I just wanted to explore all the technical issues and clear
them up.

>> * bringing implementations into compliance
>It sounds as though (1) HTML.c should be turned into a structued hypertext
>object built on top of -- in the line mode case only -- the HText.c object.


>I feel that the SGML parsing object should create the textobject, because
>one SGML file could cause many displayable objects to be created -- in the
>future at least. Theerfore, it is not enough to pass the SGML object the ID
>of an already-created text object. Does that make sense?

At first it didn't, but upon reading it again, it's exactly what
I had in mind.

>Otherwise I think our architecures are converging ... do you want to make
>a new WWW/Library and I'll try it out? I can release it in parallel with
>the current one for a while for safety.

If I find time, I'd like to.

> Are the ISO latin 1 characters in
> in order? it would be useful to have their character code there.

This question seems to confuse two things: the ISOlat1 entity
set, and the ISO Latin 1 character set. The first is mapping
of names to glyphs, and the second is a mapping from the numbers
128-255 to glyphs.
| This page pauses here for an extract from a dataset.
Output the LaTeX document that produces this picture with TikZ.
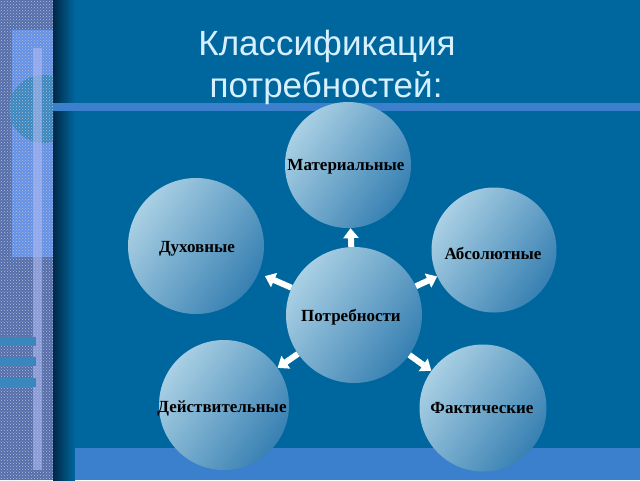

I think they're in alphabetical order
by name, but not in order by the ISO Latin 1 character set.

>I would have thought the SGML engine ought to be able to resolve all entities.

The SGML parser is responsible for resolving text entities. There
are also external data entites, which are ultimately resolved by
the application. I was leaning towards treating ISO latin characters
as external data entities, rather than text entities. If we treat
ISOlatin characters as SGML characters, we eliminate the need for entity
references in HTML altogether (we could still support &ouml, &lt etc.

Here is the crux of the matter:

>The communication between it and the text object would have to be defined in
>terms of a particular character set

And this character set is stated in the SGML declaration at
the top of html.dtd.

If we define HTML in terms of the
full ISO Latin 1 character set, then the parser can deal with
&ouml, and pass it to the text object as a data character, just
like an 'A' character. For X displays using iso8559 fonts, that's

But on a PC or a Mac, that means the text object will have to
scan all the data it gets and convert the Latin1 encoding to
it's own. Yuck.

>... and perhaps if there is more than one
>contender the SGML engine could have a compilation option.

Hmmm... One might argue that as long as we support conversion inside
the SGML parser for EBCDIC machines, we might as well support PC and
Mac character sets while we're at it.

My original plan was that the core of wwwlib would support
ASCII only, and application developers would deal with latin
characters by name. Moving Latin-1 characters into the core
complicates it somewhat, and I'm still against that.